▼▼▼

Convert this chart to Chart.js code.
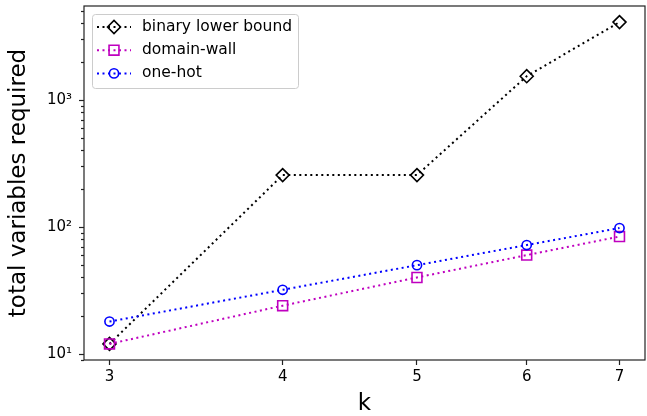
<!DOCTYPE html>
<html>
<head>
<meta charset="utf-8">
<script src="https://cdn.jsdelivr.net/npm/chart.js@4.4.0/dist/chart.umd.min.js"></script>
<style>
  body { margin: 0; background: #fff; }
  canvas { display: block; }
</style>
</head>
<body>
<canvas id="chart" width="647" height="416"></canvas>
<script>
const kValues = [3, 4, 5, 6, 7];
const binaryLowerBound = [12, 256, 256, 1536, 4096];
const domainWall = [12, 24, 40, 60, 84];
const oneHot = [18, 32, 50, 72, 98];
const yMajorTicks = [10, 100, 1000];
const yTickLabels = ["10\u00b9", "10\u00b2", "10\u00b3"];

const FONT = "'DejaVu Sans', sans-serif";

// matplotlib-like 5% margins in log space
function logRange(values) {
  const lo = Math.log(Math.min(...values));
  const hi = Math.log(Math.max(...values));
  const pad = (hi - lo) * 0.05;
  return [Math.exp(lo - pad), Math.exp(hi + pad)];
}
const [xMin, xMax] = logRange(kValues);
const [yMin, yMax] = logRange(binaryLowerBound.concat(domainWall, oneHot));

function toPoints(values) {
  return kValues.map((k, i) => ({ x: k, y: values[i] }));
}

const series = [
  { label: "binary lower bound", data: binaryLowerBound, color: "#000000", style: "rectRot", radius: 6.5, order: 3 },
  { label: "domain-wall", data: domainWall, color: "#bf00bf", style: "rect", radius: 7, order: 2 },
  { label: "one-hot", data: oneHot, color: "#0000ff", style: "circle", radius: 4.6, order: 1 },
];

const DASH = [2, 3.5];

function noEdgePadding(scale) {
  scale.paddingTop = 0;
  scale.paddingBottom = 0;
  scale.paddingLeft = 0;
  scale.paddingRight = 0;
}

// frame + y tick marks (major and minor)
const framePlugin = {
  id: "frame",
  afterDatasetsDraw(chart) {
    const { ctx, chartArea: a } = chart;
    const y = chart.scales.y;
    ctx.save();
    ctx.strokeStyle = "#222";
    ctx.lineWidth = 1.2;
    for (let dec = 1; dec <= 1000; dec *= 10) {
      for (let m = 1; m <= 9; m++) {
        const v = m * dec;
        if (v < yMin || v > yMax) continue;
        const py = Math.round(y.getPixelForValue(v)) + 0.5;
        const len = m === 1 ? 5 : 3;
        ctx.beginPath();
        ctx.moveTo(a.left - len, py);
        ctx.lineTo(a.left, py);
        ctx.stroke();
      }
    }
    ctx.strokeRect(a.left, a.top, a.right - a.left, a.bottom - a.top);
    ctx.restore();
  },
};

function drawMarker(ctx, s, x, y) {
  ctx.beginPath();
  if (s.style === "circle") {
    ctx.arc(x, y, s.radius, 0, Math.PI * 2);
  } else if (s.style === "rect") {
    const h = s.radius * Math.SQRT1_2;
    ctx.rect(x - h, y - h, 2 * h, 2 * h);
  } else {
    ctx.moveTo(x - s.radius, y);
    ctx.lineTo(x, y - s.radius);
    ctx.lineTo(x + s.radius, y);
    ctx.lineTo(x, y + s.radius);
    ctx.closePath();
  }
  ctx.stroke();
}

const legendPlugin = {
  id: "boxLegend",
  afterDraw(chart) {
    const ctx = chart.ctx;
    const box = { x: 92, y: 14, w: 206, h: 74, r: 3 };
    ctx.save();
    ctx.beginPath();
    ctx.roundRect(box.x + 0.5, box.y + 0.5, box.w, box.h, box.r);
    ctx.fillStyle = "rgba(255,255,255,0.8)";
    ctx.fill();
    ctx.strokeStyle = "#cccccc";
    ctx.lineWidth = 1;
    ctx.stroke();

    series.forEach((s, i) => {
      const ry = 27 + i * 23.2;
      ctx.strokeStyle = s.color;
      ctx.lineWidth = 2;
      ctx.setLineDash(DASH);
      ctx.beginPath();
      ctx.moveTo(97, ry);
      ctx.lineTo(131, ry);
      ctx.stroke();
      ctx.setLineDash([]);
      ctx.lineWidth = 1.6;
      drawMarker(ctx, s, 114, ry);
      ctx.fillStyle = "#000";
      ctx.font = "15.5px " + FONT;
      ctx.textBaseline = "middle";
      ctx.textAlign = "left";
      ctx.fillText(s.label, 142, ry);
    });
    ctx.restore();
  },
};

new Chart(document.getElementById("chart").getContext("2d"), {
  type: "line",
  data: {
    datasets: series.map((s) => ({
      label: s.label,
      data: toPoints(s.data),
      order: s.order,
      borderColor: s.color,
      borderWidth: 2,
      borderDash: DASH,
      borderCapStyle: "butt",
      fill: false,
      tension: 0,
      pointStyle: s.style,
      pointRadius: s.radius,
      pointBorderColor: s.color,
      pointBackgroundColor: "rgba(0,0,0,0)",
      pointBorderWidth: 1.6,
    })),
  },
  options: {
    responsive: false,
    animation: false,
    layout: { autoPadding: false, padding: { top: 6, right: 2, left: 0, bottom: 0 } },
    plugins: {
      legend: { display: false },
      tooltip: { enabled: false },
    },
    scales: {
      x: {
        type: "logarithmic",
        min: xMin,
        max: xMax,
        afterFit(scale) {
          scale.height = 56;
          noEdgePadding(scale);
        },
        afterBuildTicks(scale) {
          scale.ticks = kValues.map((v) => ({ value: v }));
        },
        ticks: {
          callback: (v) => String(v),
          autoSkip: false,
          maxRotation: 0,
          padding: 3,
          color: "#000",
          font: { family: FONT, size: 15 },
        },
        grid: {
          drawOnChartArea: false,
          drawTicks: true,
          tickLength: 5,
          tickColor: "#222",
          tickWidth: 1.2,
        },
        border: { display: false },
        title: {
          display: true,
          text: "k",
          color: "#000",
          padding: 0,
          font: { family: FONT, size: 23, lineHeight: 1 },
        },
      },
      y: {
        type: "logarithmic",
        min: yMin,
        max: yMax,
        afterFit(scale) {
          scale.width = 84;
          noEdgePadding(scale);
        },
        afterBuildTicks(scale) {
          scale.ticks = yMajorTicks.map((v) => ({ value: v }));
        },
        ticks: {
          callback: (v) => yTickLabels[yMajorTicks.indexOf(v)],
          padding: 12,
          color: "#000",
          font: { family: FONT, size: 15 },
        },
        grid: { display: false, drawTicks: false },
        border: { display: false },
        title: {
          display: true,
          text: "total variables required",
          color: "#000",
          padding: { top: 8, bottom: 0 },
          font: { family: FONT, size: 23, lineHeight: 1 },
        },
      },
    },
  },
  plugins: [framePlugin, legendPlugin],
});
</script>
</body>
</html>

▲▲▲

=== Exercise goal ===
From the opening line of the listing above through the line bearing "const [yMin, yMax]", repeat each line exactly. Drop every picture.

=== Finished exercise ===
Convert this chart to Chart.js code.
<!DOCTYPE html>
<html>
<head>
<meta charset="utf-8">
<script src="https://cdn.jsdelivr.net/npm/chart.js@4.4.0/dist/chart.umd.min.js"></script>
<style>
  body { margin: 0; background: #fff; }
  canvas { display: block; }
</style>
</head>
<body>
<canvas id="chart" width="647" height="416"></canvas>
<script>
const kValues = [3, 4, 5, 6, 7];
const binaryLowerBound = [12, 256, 256, 1536, 4096];
const domainWall = [12, 24, 40, 60, 84];
const oneHot = [18, 32, 50, 72, 98];
const yMajorTicks = [10, 100, 1000];
const yTickLabels = ["10\u00b9", "10\u00b2", "10\u00b3"];

const FONT = "'DejaVu Sans', sans-serif";

// matplotlib-like 5% margins in log space
function logRange(values) {
  const lo = Math.log(Math.min(...values));
  const hi = Math.log(Math.max(...values));
  const pad = (hi - lo) * 0.05;
  return [Math.exp(lo - pad), Math.exp(hi + pad)];
}
const [xMin, xMax] = logRange(kValues);
const [yMin, yMax] = logRange(binaryLowerBound.concat(domainWall, oneHot));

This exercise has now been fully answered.